Question 13: Are you a flexible teacher?

This question talks about your capabilities to differentiate your teaching methods to meet individual needs. Make sure to use multiple learning strategies and techniques while doing your lesson plans. You can also provide examples on differentiating your instructions in the class such as cooperative learning, role-plays, debates, research projects, and movie-making so that the students find the instructions more interesting and fun.


Question 14: Why do you want to teach at this school?

This question is asked to see if you have done your homework regarding the school. Prior to your interview, you should make a research about the school their mission and vision. To respond to this question, you need to provide your teaching skills and philosophy that will match to the job responsibilities of a teacher the school is looking for. Don’t forget to mention the strengths of the schools that will fit perfectly with your teaching philosophy.

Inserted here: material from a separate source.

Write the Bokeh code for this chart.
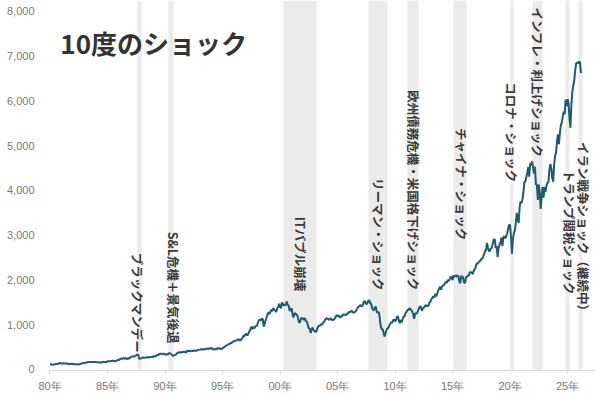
import numpy as np
from bokeh.plotting import figure
from bokeh.models import ColumnDataSource, Label, FixedTicker, BoxAnnotation, Range1d, NumeralTickFormatter
from bokeh.core.properties import value
from bokeh.embed import file_html
from bokeh.resources import INLINE

# Monthly index closes, starting January 1980
start_year = 1980
close_1980s = [
    114, 113, 102, 106, 111, 114, 122, 122, 125, 127, 141, 136,
    130, 131, 136, 133, 133, 131, 131, 123, 116, 122, 126, 123,
    120, 113, 112, 116, 112, 110, 107, 120, 120, 134, 139, 141,
    145, 148, 153, 164, 162, 168, 163, 164, 166, 164, 166, 165,
    163, 157, 159, 160, 151, 153, 151, 167, 166, 166, 164, 167,
    180, 181, 181, 180, 190, 192, 191, 188, 182, 190, 202, 211,
    212, 227, 239, 236, 247, 251, 236, 253, 231, 244, 249, 242,
    274, 284, 292, 288, 290, 304, 319, 330, 322, 252, 230, 247,
    257, 268, 259, 261, 262, 274, 272, 262, 272, 279, 274, 278,
    297, 289, 295, 310, 321, 318, 346, 351, 349, 340, 346, 353,
]
close_1990s = [
    329, 332, 340, 331, 361, 358, 356, 323, 306, 304, 322, 330,
    344, 367, 375, 375, 390, 371, 388, 395, 388, 392, 375, 417,
    409, 413, 404, 415, 415, 408, 424, 414, 418, 419, 431, 436,
    439, 443, 452, 440, 450, 451, 448, 464, 459, 468, 462, 466,
    482, 467, 446, 451, 457, 444, 458, 475, 463, 472, 454, 459,
    471, 487, 501, 515, 533, 545, 562, 562, 584, 582, 605, 616,
    636, 640, 646, 654, 669, 671, 640, 652, 687, 705, 757, 741,
    786, 791, 757, 801, 848, 885, 954, 899, 947, 915, 955, 970,
    980, 1049, 1102, 1112, 1091, 1134, 1121, 957, 1017, 1099, 1164, 1229,
    1280, 1238, 1286, 1335, 1302, 1373, 1329, 1320, 1283, 1363, 1389, 1469,
]
close_2000s = [
    1394, 1366, 1499, 1452, 1421, 1455, 1431, 1518, 1437, 1429, 1315, 1320,
    1366, 1240, 1160, 1249, 1256, 1224, 1211, 1134, 1041, 1060, 1139, 1148,
    1130, 1107, 1147, 1077, 1067, 990, 912, 916, 815, 886, 936, 880,
    856, 841, 848, 917, 964, 975, 990, 1008, 996, 1051, 1058, 1112,
    1131, 1145, 1126, 1107, 1121, 1141, 1102, 1104, 1115, 1130, 1174, 1212,
    1181, 1204, 1181, 1157, 1192, 1191, 1234, 1220, 1229, 1207, 1249, 1248,
    1280, 1281, 1295, 1311, 1270, 1270, 1277, 1304, 1336, 1378, 1401, 1418,
    1438, 1407, 1421, 1482, 1531, 1503, 1455, 1474, 1527, 1549, 1481, 1468,
    1379, 1331, 1323, 1386, 1400, 1280, 1267, 1283, 1165, 969, 896, 903,
    826, 735, 798, 873, 919, 919, 987, 1021, 1057, 1036, 1096, 1115,
]
close_2010s = [
    1074, 1104, 1169, 1187, 1089, 1031, 1102, 1049, 1141, 1183, 1181, 1258,
    1286, 1327, 1326, 1364, 1345, 1321, 1292, 1219, 1131, 1253, 1247, 1258,
    1312, 1366, 1408, 1398, 1310, 1362, 1379, 1407, 1441, 1412, 1416, 1426,
    1498, 1515, 1569, 1598, 1631, 1606, 1686, 1633, 1682, 1757, 1806, 1848,
    1783, 1859, 1872, 1884, 1924, 1960, 1931, 2003, 1972, 2018, 2068, 2059,
    1995, 2105, 2068, 2086, 2107, 2063, 2104, 1972, 1920, 2079, 2080, 2044,
    1940, 1932, 2060, 2065, 2097, 2099, 2174, 2171, 2168, 2126, 2199, 2239,
    2279, 2364, 2363, 2384, 2412, 2423, 2470, 2472, 2519, 2575, 2648, 2674,
    2824, 2714, 2641, 2648, 2705, 2718, 2816, 2902, 2914, 2712, 2760, 2507,
    2704, 2784, 2834, 2946, 2752, 2942, 2980, 2926, 2977, 3038, 3141, 3231,
]
close_2020s = [
    3226, 2954, 2585, 2912, 3044, 3100, 3271, 3500, 3363, 3270, 3622, 3756,
    3714, 3811, 3973, 4181, 4204, 4298, 4395, 4523, 4308, 4605, 4567, 4650,
    4516, 4374, 4530, 4132, 4132, 3785, 4130, 3955, 3586, 3872, 4080, 3840,
    4077, 3970, 4109, 4169, 4180, 4450, 4589, 4508, 4288, 4194, 4568, 4770,
    4846, 5096, 5254, 5036, 5278, 5460, 5522, 5648, 5762, 5705, 6032, 5882,
    6040, 5955, 5612, 5400, 5912, 6205, 6339, 6460, 6688, 6840, 6849, 6845,
    6880, 6860, 6620,
]

# Shock periods (decimal years) and their labels
shock_start = [1987.61, 1990.30, 2000.30, 2007.70, 2011.09, 2015.09, 2020.04, 2021.96, 2024.83, 2025.96]
shock_end = [1987.96, 1990.74, 2003.17, 2009.35, 2012.04, 2016.22, 2020.30, 2022.83, 2025.17, 2026.30]
shock_names = [
    "ブラックマンデー",
    "S&L危機＋景気後退",
    "ITバブル崩壊",
    "リーマン・ショック",
    "欧州債務危機・米国格下げショック",
    "チャイナ・ショック",
    "コロナ・ショック",
    "インフレ・利上げショック",
    "トランプ関税ショック",
    "イラン戦争ショック（継続中）",
]
label_x = [1987.65, 1990.70, 2001.78, 2008.57, 2011.61, 2015.74, 2020.13, 2022.39, 2025.13, 2026.39]
label_top = [2607, 3075, 3409, 4279, 6240, 5393, 6418, 8089, 4457, 5081]

x_ticks = [1980, 1985, 1990, 1995, 2000, 2005, 2010, 2015, 2020, 2025]
x_tick_labels = ["80年", "85年", "90年", "95年", "00年", "05年", "10年", "15年", "20年", "25年"]
y_ticks = [0, 1000, 2000, 3000, 4000, 5000, 6000, 7000, 8000]

closes = close_1980s + close_1990s + close_2000s + close_2010s + close_2020s
dates = [start_year + i / 12 for i in range(len(closes))]

FONT = "Noto Sans CJK JP"

p = figure(width=600, height=394, output_backend="svg", toolbar_location=None,
           x_range=Range1d(1979.87, 2027.43), y_range=Range1d(-25, 8245),
           min_border_left=48, min_border_right=5, min_border_top=0, min_border_bottom=23)
p.background_fill_color = "white"
p.border_fill_color = "white"
p.outline_line_color = None
p.grid.visible = False

for s, e in zip(shock_start, shock_end):
    p.add_layout(BoxAnnotation(left=s, right=e, fill_color="#ebebeb", fill_alpha=1.0,
                               line_alpha=0, level="underlay"))

p.line(dates, closes, line_color="#1f5b6f", line_width=2)

labels = ColumnDataSource(dict(x=label_x, y=label_top, text=shock_names))
p.text(x="x", y="y", text="text", source=labels, angle=-np.pi / 2,
       text_align="left", text_baseline="middle",
       text_font=value(FONT), text_font_size="12.5px", text_font_style="bold",
       text_color="#3a3a3a")

p.add_layout(Label(x=1980.9, y=7305, text="10度のショック", text_font=FONT,
                   text_font_size="26px", text_font_style="bold",
                   text_color="#333333", text_baseline="middle"))

# x axis: year ticks with short labels
p.xaxis.ticker = FixedTicker(ticks=x_ticks)
p.xaxis.major_label_overrides = {t: l for t, l in zip(x_ticks, x_tick_labels)}
p.xaxis.axis_line_color = "#d9d9d9"
p.xaxis.major_tick_line_color = "#d9d9d9"
p.xaxis.major_tick_out = 4
p.xaxis.major_tick_in = 0
p.xaxis.minor_tick_line_color = None
p.xaxis.major_label_standoff = 5
p.xaxis.major_label_text_font = "Liberation Sans"
p.xaxis.major_label_text_font_size = "11px"
p.xaxis.major_label_text_color = "#777777"

# y axis: labels only
p.yaxis.ticker = FixedTicker(ticks=y_ticks)
p.yaxis.formatter = NumeralTickFormatter(format="0,0")
p.yaxis.axis_line_color = None
p.yaxis.major_tick_line_color = None
p.yaxis.minor_tick_line_color = None
p.yaxis.major_tick_out = 0
p.yaxis.major_tick_in = 0
p.yaxis.major_label_standoff = 14
p.yaxis.major_label_text_font = "Liberation Sans"
p.yaxis.major_label_text_font_size = "11px"
p.yaxis.major_label_text_color = "#777777"

open("out.html", "w").write(file_html(p, INLINE))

Question 15: Do you have any questions for me?

When this question is asked, don’t be too naive. Do not answer like” mmm no, I’ve got the answers I needed already”, or ” None, I don’t have any questions”. This question is asked to you to give you an opportunity to clear your doubts. You may ask about the school’s philosophy for handling school discipline. If you are not sure if the classrooms are equipped, you can ask that as well. So, I would suggest that before going to the interview, go to the school’s website first and then read important information about the school.


Therefore, remember that job interviews are like first dates! Good impressions count.